MIT's Curvilinear AI Use Study: More Isn't Always Better — Here's the Nuance
Among the studies most frequently cited in discussions of AI companion effects on wellbeing, the MIT Media Lab research on usage patterns stands out for its scale and for what it found when it looked beyond simple before-and-after comparisons. The study examined over fourteen thousand users across a major AI companion platform and produced a finding that has important practical implications: more use is not always better, and the relationship between usage and wellbeing follows a curve rather than a line.
The Study's Design and Scale
The research team, working with longitudinal data from a major platform, analyzed interaction records and self-reported wellbeing measures from fourteen thousand participants over an extended period. The scale matters because it allows for statistical separation of effects that would be invisible in smaller samples. With this many participants, researchers could identify patterns in subgroups, control for demographic variables, and look at how outcomes changed across different levels of usage rather than just comparing users to non-users. Participants were categorized into usage bands based on their frequency and duration of AI companion interactions. These bands ranged from minimal or occasional use through moderate regular use to heavy daily use. Wellbeing was measured through validated self-report instruments covering loneliness, emotional regulation, life satisfaction, and social connection.
The Curvilinear Pattern
The headline finding was a curvilinear relationship between AI companion use and wellbeing. Users in the moderate use band showed the most consistent positive outcomes across all wellbeing measures. Users in the minimal use band showed smaller effects, which is expected given less exposure. But users in the heavy use band showed a pattern distinct from both other groups: smaller gains on loneliness and social connection measures, and in some cases slight declines on measures related to investment in human relationships. This is not a finding that AI companions are harmful. The heavy use group was not in worse shape than non-users on most measures. But the advantage that moderate users showed was diminishing or absent at the high end of the usage distribution. The curve flattened and in some dimensions turned slightly negative.
What Moderate Use Looked Like
In the study's categorization, moderate use roughly corresponded to several interactions per week, with sessions typically lasting between fifteen and forty-five minutes. Heavy use involved daily or near-daily contact, often with sessions exceeding an hour, and in some cases multiple sessions per day. The distinction is not just time spent but the role the AI companion appeared to be playing in the user's social ecology. Moderate users appeared to be using the companion as a supplement to their existing social and support structures. Heavy users, particularly those at the top of the distribution, showed patterns more consistent with the companion being a primary social outlet. The researchers were careful to note that causality is difficult to establish from observational data: it is possible that people with fewer alternative social resources naturally drift toward heavier use rather than heavy use causing reduced investment in alternatives.

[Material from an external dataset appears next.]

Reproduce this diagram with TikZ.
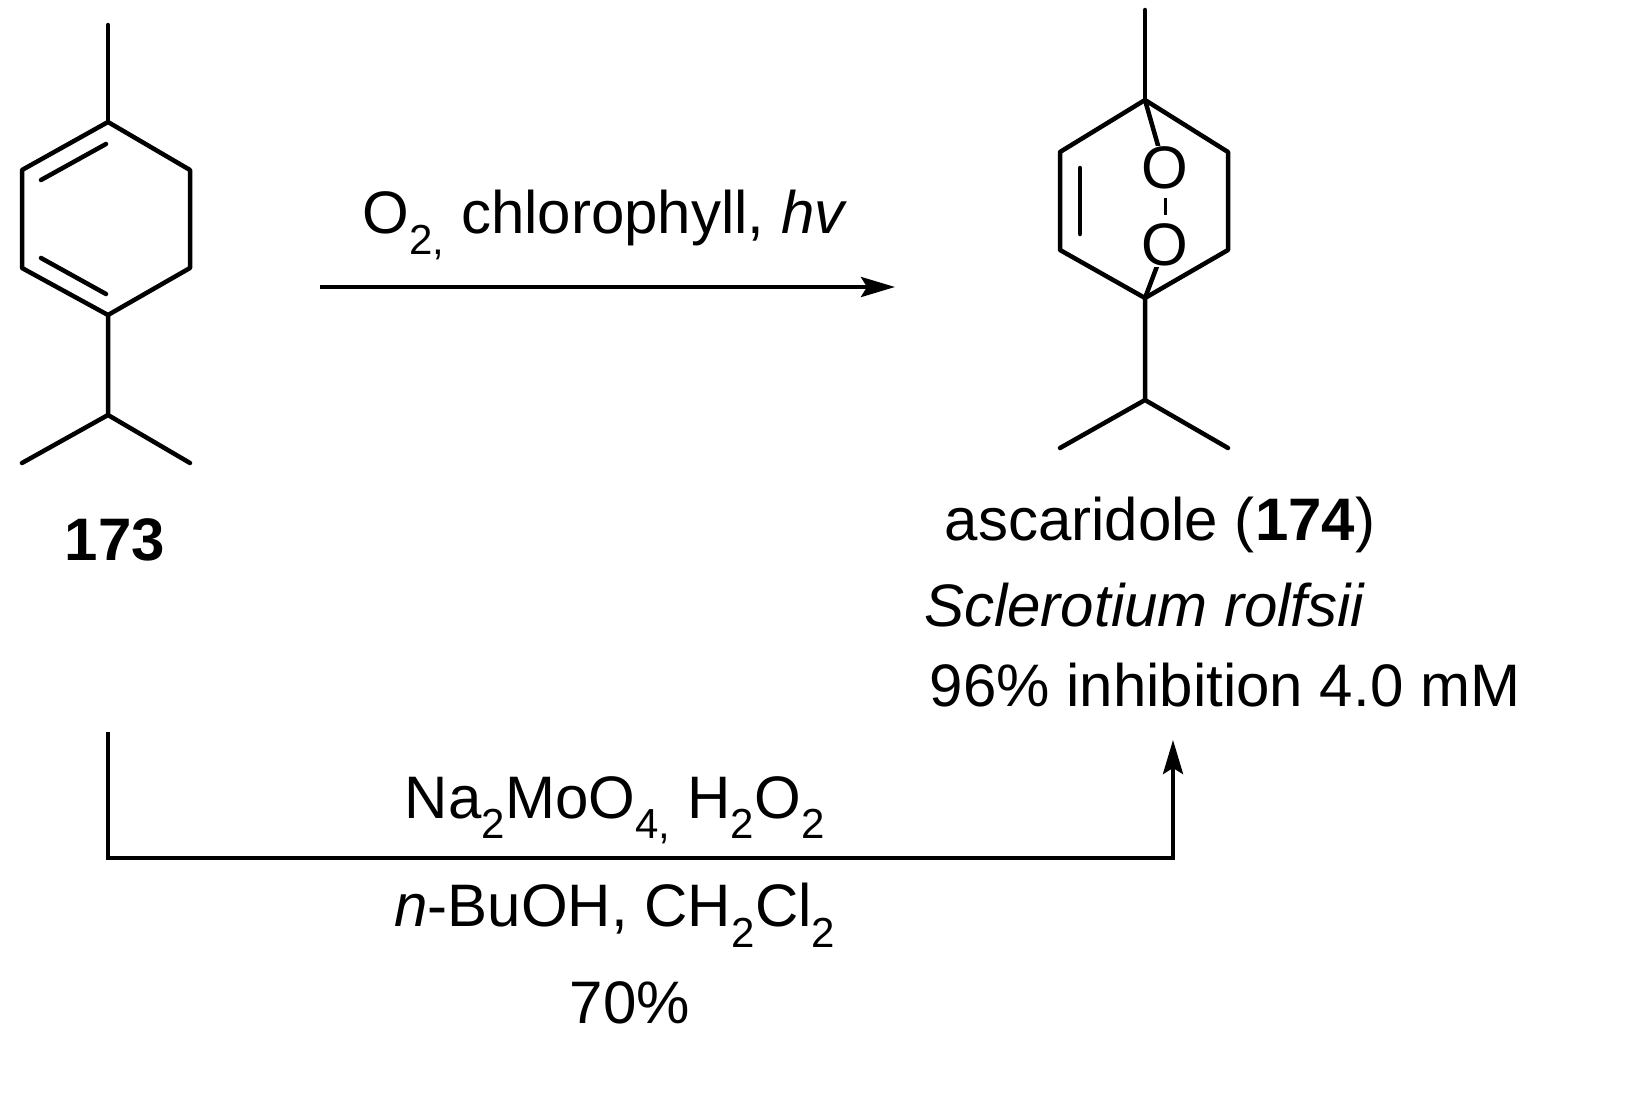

What the Methodology Cannot Resolve
The study's authors identified several important limitations. Self-reported wellbeing measures are subject to the usual concerns about accuracy and consistency. The platform's user population is not representative of the general population, skewing younger and more technologically engaged. The association between heavy use and reduced social investment could reflect pre-existing conditions rather than AI companion effects. A tangent worth following: the researchers noted that the curvilinear finding echoes patterns seen in research on social media use, where moderate use is associated with neutral or positive outcomes and heavy use is associated with less favorable ones. The mechanism may be similar: any social substitute, used in moderation as one of several inputs, tends to complement the others, but used at high intensity as the dominant input, it may crowd them out.
Practical Implications
The study's most useful practical implication is not a warning but a calibration. The data suggests that AI companions work best as part of a mixed social diet rather than as the primary source. For product design, this points toward features that encourage users to apply insights from AI interactions to their human relationships rather than features that maximize time-on-platform. For users, it suggests treating AI companion interactions as preparation and processing space rather than as a destination.